A Persian poet and Sufi master is the most popular poet in the U.S.. Born in 1207, his name was Jalal ad-Din Muhammad Rumi, but you may know him simply as… Rumi.
Rumi’s influence transcended national borders and ethnic divisions — Iranians, Tajiks, Turks, Greeks, Pashtuns, other Central Asian Muslims, and the Muslims of South Asia have all greatly appreciated his spiritual legacy for the past seven centuries (according to Wilkepedia).

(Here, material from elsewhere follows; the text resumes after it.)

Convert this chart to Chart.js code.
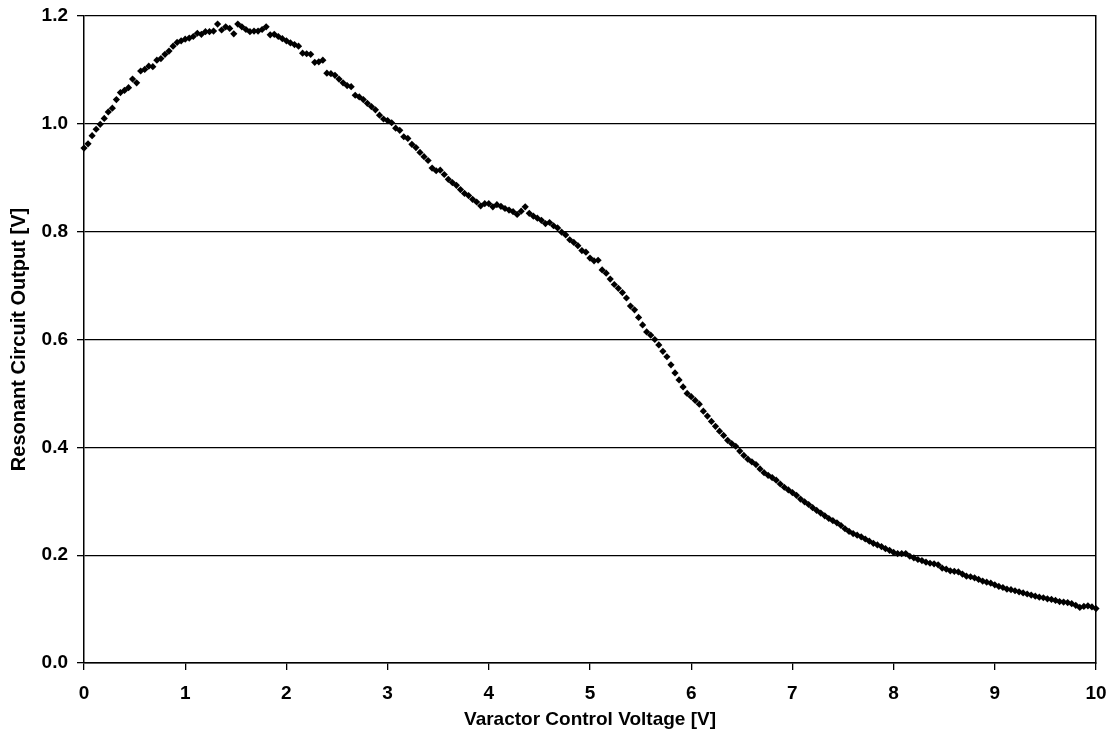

“He’s this compelling figure in all cultures,” says Brad Gooch who has just written a new biography on the revered poet entitled “Rumi’s Secret, The Life of the Sufi Poet of Love.” Here are some snippets from a recent New York Times book review:
“Gooch, a novelist and poet whose books also include “Flannery: A Life of Flannery O’Connor,” aims to produce a continuous biographical narrative out of Rumi’s life and to make his spiritual journey intelligible to the people who buy the watered-down version of Rumi printed on shower curtains….”
“Gooch’s book is nonetheless useful. He braves his own translations, and situates Rumi in the broader context of his time and place: a moment of vast creative productivity in the medieval Islamic world, where Sufis were pushing the boundaries of orthodoxy….”
“It is true that Rumi preached and lived by a stance of tolerance, for which he was greatly loved. He identified that all religions were fundamentally in pursuit of oneness with God. But his openness to other creeds did not mean he believed Islam was subsumable into some monotheistic mystical soup. His “Masnavi” is called “the Quran in the Persian tongue,” and is rife with references to Hadith, Quranic sayings and devotion to the Prophet Muhammad. If Rumi arrived at a place of tolerance, it was from within his Islamic tradition, not beyond it….”
“In these days of cultural intolerance, there is certainly great value to books that add nuance to hateful, caricatured views of Islam.”